◆ RAW DATA ◆
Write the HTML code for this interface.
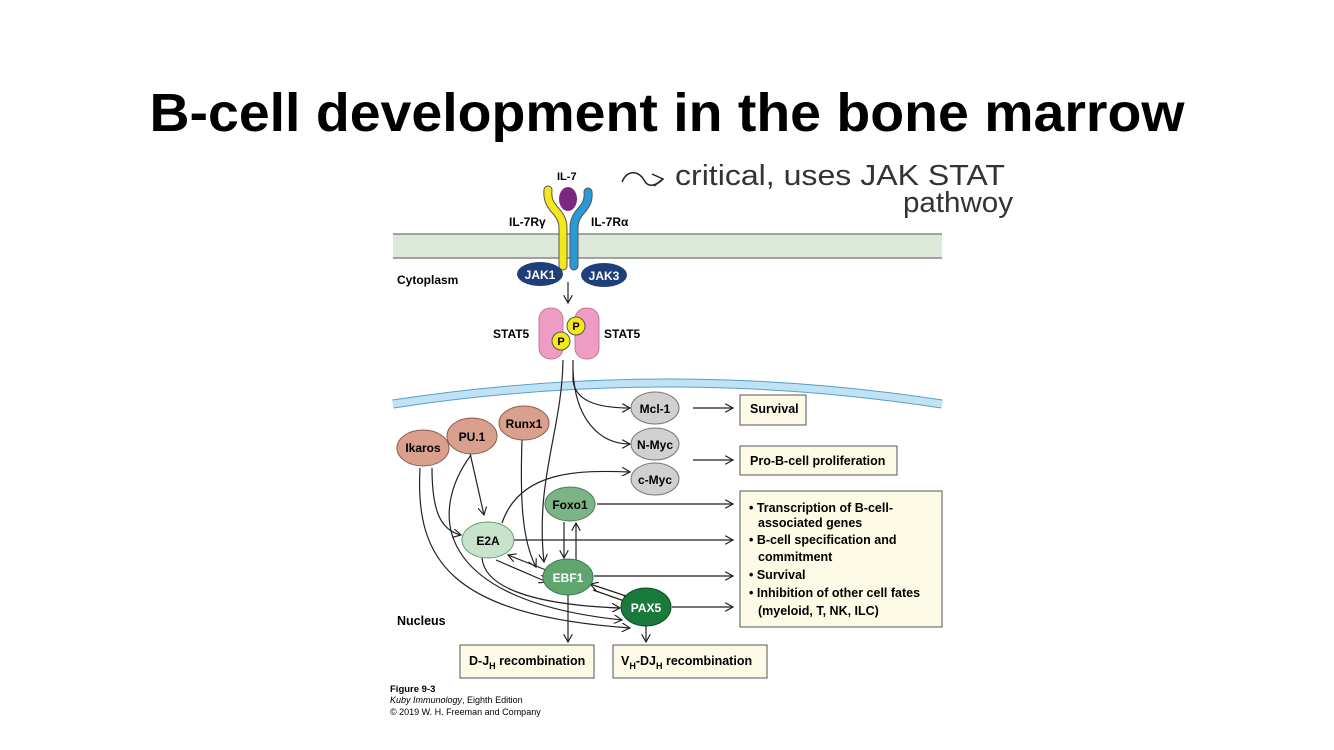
<!DOCTYPE html>
<html><head><meta charset="utf-8"><style>
html,body{margin:0;padding:0;background:#fff;}
svg{display:block;}
.b{font-family:"Liberation Sans",sans-serif;font-weight:bold;}
</style></head><body>
<svg width="1334" height="750" viewBox="0 0 1334 750" xmlns="http://www.w3.org/2000/svg">
<defs>
<marker id="a" viewBox="0 0 10 10" refX="9" refY="5" markerWidth="9" markerHeight="9" orient="auto" markerUnits="userSpaceOnUse">
<path d="M0,0 L9,5 L0,10" fill="none" stroke="#222" stroke-width="1.3"/></marker>
</defs>
<text x="667" y="131" text-anchor="middle" class="b" font-size="54" fill="#000" textLength="1035" lengthAdjust="spacingAndGlyphs">B-cell development in the bone marrow</text>

<!-- handwriting -->
<path d="M622,182 C628,168 640,172 644,180 C648,188 655,186 662,180" fill="none" stroke="#222" stroke-width="1.5"/>
<path d="M652,174 L663,179 L654,186" fill="none" stroke="#222" stroke-width="1.5"/>
<text x="675" y="185" font-family="Liberation Sans,sans-serif" font-size="29" fill="#333" textLength="330" lengthAdjust="spacingAndGlyphs">critical, uses JAK STAT</text>
<text x="903" y="212" font-family="Liberation Sans,sans-serif" font-size="29" fill="#333" textLength="110" lengthAdjust="spacingAndGlyphs">pathwoy</text>

<!-- membrane -->
<rect x="393" y="234" width="549" height="24" fill="#dce8d8"/>
<line x1="393" y1="234" x2="942" y2="234" stroke="#888" stroke-width="1.5"/>
<line x1="393" y1="258" x2="942" y2="258" stroke="#888" stroke-width="1.5"/>

<!-- receptor -->
<path d="M548,190 C546,210 563,210 563,228 L563,266" fill="none" stroke="#555" stroke-width="9" stroke-linecap="round"/>
<path d="M548,190 C546,210 563,210 563,228 L563,266" fill="none" stroke="#f4e81a" stroke-width="7" stroke-linecap="round"/>
<path d="M588,192 C590,210 574,210 574,228 L574,266" fill="none" stroke="#555" stroke-width="9" stroke-linecap="round"/>
<path d="M588,192 C590,210 574,210 574,228 L574,266" fill="none" stroke="#2a9ad6" stroke-width="7" stroke-linecap="round"/>
<ellipse cx="568" cy="199" rx="9" ry="12" fill="#7a2880"/>
<text x="557" y="180" class="b" font-size="11">IL-7</text>
<text x="509" y="226" class="b" font-size="12">IL-7Rγ</text>
<text x="591" y="226" class="b" font-size="12">IL-7Rα</text>
<ellipse cx="540" cy="274" rx="23" ry="12" fill="#1f3f7a"/>
<ellipse cx="604" cy="275" rx="23" ry="12" fill="#1f3f7a"/>
<text x="540" y="279" text-anchor="middle" class="b" font-size="12" fill="#fff">JAK1</text>
<text x="604" y="280" text-anchor="middle" class="b" font-size="12" fill="#fff">JAK3</text>
<text x="397" y="284" class="b" font-size="12">Cytoplasm</text>
<line x1="568" y1="282" x2="568" y2="303" stroke="#222" stroke-width="1.2" marker-end="url(#a)"/>

<!-- STAT5 -->
<rect x="539" y="308" width="24" height="51" rx="11" fill="#ee9cc4" stroke="#b06a8a" stroke-width="0.8"/>
<rect x="575" y="308" width="24" height="51" rx="11" fill="#ee9cc4" stroke="#b06a8a" stroke-width="0.8"/>
<circle cx="576" cy="326" r="9" fill="#f4e81a" stroke="#555" stroke-width="1"/>
<circle cx="561" cy="341" r="9" fill="#f4e81a" stroke="#555" stroke-width="1"/>
<text x="576" y="330" text-anchor="middle" class="b" font-size="11">P</text>
<text x="561" y="345" text-anchor="middle" class="b" font-size="11">P</text>
<text x="493" y="338" class="b" font-size="12">STAT5</text>
<text x="604" y="338" class="b" font-size="12">STAT5</text>

<!-- nuclear membrane -->
<path d="M393,404 Q668,362 942,404" fill="none" stroke="#5a9fc8" stroke-width="9"/>
<path d="M393,404 Q668,362 942,404" fill="none" stroke="#bfe2f5" stroke-width="7"/>

<!-- connectors -->
<g fill="none" stroke="#222" stroke-width="1.2">
<path d="M573,360 L573,380 C575,400 595,408 630,408" marker-end="url(#a)"/>
<path d="M573,370 C575,420 600,444 630,444" marker-end="url(#a)"/>
<path d="M563,360 C562,430 535,480 544,562" marker-end="url(#a)"/>
<path d="M522,440 C520,500 522,540 536,567" marker-end="url(#a)"/>
<path d="M470,453 L484,515" marker-end="url(#a)"/>
<path d="M432,468 C432,510 440,530 461,535" marker-end="url(#a)"/>
<path d="M420,468 C415,560 450,615 630,628" marker-end="url(#a)"/>
<path d="M471,455 C430,510 430,600 622,620" marker-end="url(#a)"/>
<path d="M482,558 C485,590 540,605 620,608" marker-end="url(#a)"/>
<path d="M502,523 C520,470 580,470 630,472" marker-end="url(#a)"/>
<path d="M496,560 L547,582" marker-end="url(#a)"/>
<path d="M546,570 L508,555" marker-end="url(#a)"/>
<path d="M593,590 L630,603" marker-end="url(#a)"/>
<path d="M626,596 L590,584" marker-end="url(#a)"/>
<path d="M564,522 L564,558" marker-end="url(#a)"/>
<path d="M576,560 L576,523" marker-end="url(#a)"/>
<path d="M568,595 L568,642" marker-end="url(#a)"/>
<path d="M646,626 L646,642" marker-end="url(#a)"/>
<path d="M693,408 L733,408" marker-end="url(#a)"/>
<path d="M693,460 L733,460" marker-end="url(#a)"/>
<path d="M597,504 L733,504" marker-end="url(#a)"/>
<path d="M514,540 L733,540" marker-end="url(#a)"/>
<path d="M594,576 L733,576" marker-end="url(#a)"/>
<path d="M672,607 L733,607" marker-end="url(#a)"/>
</g>

<!-- nodes -->
<g class="b" font-size="12" text-anchor="middle">
<ellipse cx="423" cy="448" rx="26" ry="18" fill="#d9a08e" stroke="#8a5a4a"/><text x="423" y="452">Ikaros</text>
<ellipse cx="472" cy="436" rx="25" ry="18" fill="#d9a08e" stroke="#8a5a4a"/><text x="472" y="441">PU.1</text>
<ellipse cx="524" cy="423" rx="25" ry="17" fill="#d9a08e" stroke="#8a5a4a"/><text x="524" y="428">Runx1</text>
<ellipse cx="655" cy="408" rx="24" ry="16" fill="#d0d0d0" stroke="#777"/><text x="655" y="413">Mcl-1</text>
<ellipse cx="655" cy="444" rx="24" ry="16" fill="#d0d0d0" stroke="#777"/><text x="655" y="449">N-Myc</text>
<ellipse cx="655" cy="479" rx="24" ry="16" fill="#d0d0d0" stroke="#777"/><text x="655" y="484">c-Myc</text>
<ellipse cx="570" cy="504" rx="25" ry="17" fill="#7db487" stroke="#4a7a52"/><text x="570" y="509">Foxo1</text>
<ellipse cx="488" cy="540" rx="26" ry="18" fill="#c8e3cc" stroke="#6a9a72"/><text x="488" y="545">E2A</text>
<ellipse cx="568" cy="577" rx="25" ry="18" fill="#5fa56e" stroke="#3a7a48"/><text x="568" y="582" fill="#fff">EBF1</text>
<ellipse cx="646" cy="607" rx="25" ry="19" fill="#1a7a3c" stroke="#0e4a24"/><text x="646" y="612" fill="#fff">PAX5</text>
</g>

<!-- boxes -->
<g class="b" font-size="12.5">
<rect x="740" y="395" width="66" height="30" fill="#fdfbe6" stroke="#555"/><text x="750" y="413">Survival</text>
<rect x="740" y="446" width="157" height="29" fill="#fdfbe6" stroke="#555"/><text x="750" y="465">Pro-B-cell proliferation</text>
<rect x="740" y="491" width="202" height="136" fill="#fdfbe6" stroke="#555"/>
<text x="749" y="512">• Transcription of B-cell-</text>
<text x="758" y="527">associated genes</text>
<text x="749" y="544">• B-cell specification and</text>
<text x="758" y="561">commitment</text>
<text x="749" y="579">• Survival</text>
<text x="749" y="597">• Inhibition of other cell fates</text>
<text x="758" y="615">(myeloid, T, NK, ILC)</text>
<rect x="460" y="645" width="134" height="33" fill="#fdfbe6" stroke="#555"/>
<text x="469" y="665">D-J<tspan font-size="9" dy="4">H</tspan><tspan dy="-4"> recombination</tspan></text>
<rect x="613" y="645" width="154" height="33" fill="#fdfbe6" stroke="#555"/>
<text x="621" y="665">V<tspan font-size="9" dy="4">H</tspan><tspan dy="-4">-DJ</tspan><tspan font-size="9" dy="4">H</tspan><tspan dy="-4"> recombination</tspan></text>
</g>
<text x="397" y="625" class="b" font-size="12.5">Nucleus</text>

<text x="390" y="692" class="b" font-size="9.5">Figure 9-3</text>
<text x="390" y="703" font-family="Liberation Sans,sans-serif" font-size="9"><tspan font-style="italic">Kuby Immunology</tspan>, Eighth Edition</text>
<text x="390" y="715" font-family="Liberation Sans,sans-serif" font-size="9">© 2019 W. H. Freeman and Company</text>
</svg>
</body></html>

◆ WRITTEN EXERCISE ◆
Emit the lines of the material exactly, from its first line to the line containing "the bone marrow</text>", inclusive; leave every picture out.

◆ SOLVED EXERCISE ◆
Write the HTML code for this interface.
<!DOCTYPE html>
<html><head><meta charset="utf-8"><style>
html,body{margin:0;padding:0;background:#fff;}
svg{display:block;}
.b{font-family:"Liberation Sans",sans-serif;font-weight:bold;}
</style></head><body>
<svg width="1334" height="750" viewBox="0 0 1334 750" xmlns="http://www.w3.org/2000/svg">
<defs>
<marker id="a" viewBox="0 0 10 10" refX="9" refY="5" markerWidth="9" markerHeight="9" orient="auto" markerUnits="userSpaceOnUse">
<path d="M0,0 L9,5 L0,10" fill="none" stroke="#222" stroke-width="1.3"/></marker>
</defs>
<text x="667" y="131" text-anchor="middle" class="b" font-size="54" fill="#000" textLength="1035" lengthAdjust="spacingAndGlyphs">B-cell development in the bone marrow</text>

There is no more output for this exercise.